I was taught sayings, cadence, and respect for those in charge. Questions like What is the effective range of an excuse? Answer: Zero Meters. Every soldier knows this. I would march to a drill Sgt. talking in time with my Left. Right Left Right, my left right, and singing Mamma mamma can’t you see, what the Army’s done to me. Or, There’s no point in looking down. There’s no discharge on the ground. And Two old ladies sitting in bed, one looked over to the other and said, I’m gonna to be an airborne ranger, I’m gonna live my life in danger.
The Army instills everything they need me to be. and these things never leave you. They strip you of everything and then they rebuild you. Some things are so ingrained that I move in reaction before I think “Wait. Halt. I am a civilian now and they are too.” The Army trains through repetition and we did it until we did it perfectly. Tests? It was a “Go” or “No Go” and they taught you the answers to the test. Actually tests were about letting them know that I knew what they taught me. There is the right way, the wrong way, and the Army’s way. In other words, you do it in the Army’s way. I was asked, you and what army? I now respond, I am all I need. I am an army of One.

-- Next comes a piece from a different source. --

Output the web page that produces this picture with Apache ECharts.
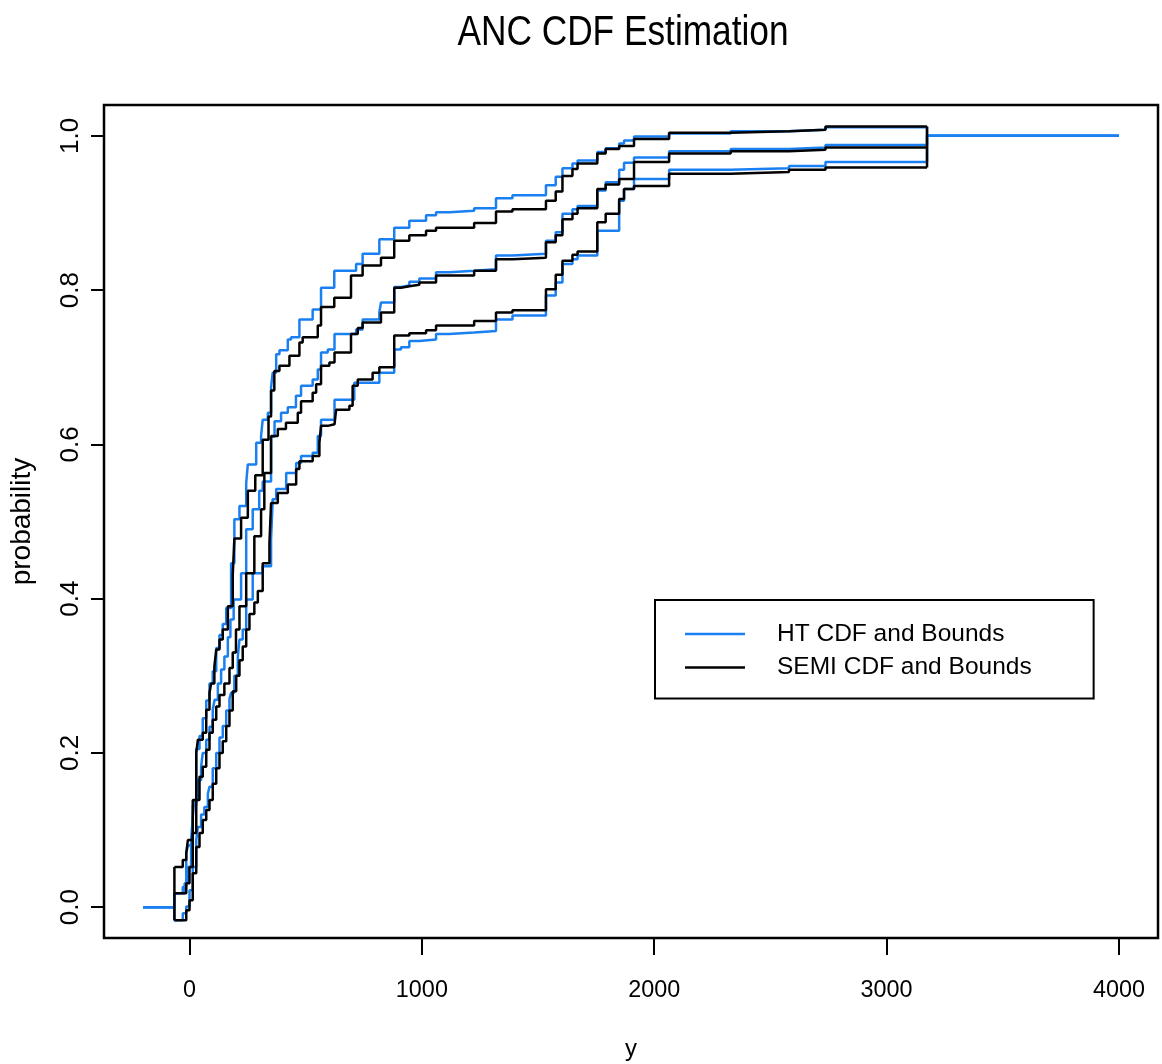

In 3 months time, everything I have told you, took place. And now I am 63 years old and I still have duty, honor, country. The Army is still an influence within. I tend to be direct, to the point, and love the Reader’s Digest version, which is why I am sometimes perceived as not nice. And yes, I am a nice person, even when I need information. Just tell me so I can get on with what I’m doing. Some people say that the devil made them do it. I say that the Army taught me to do it that way. It’s true.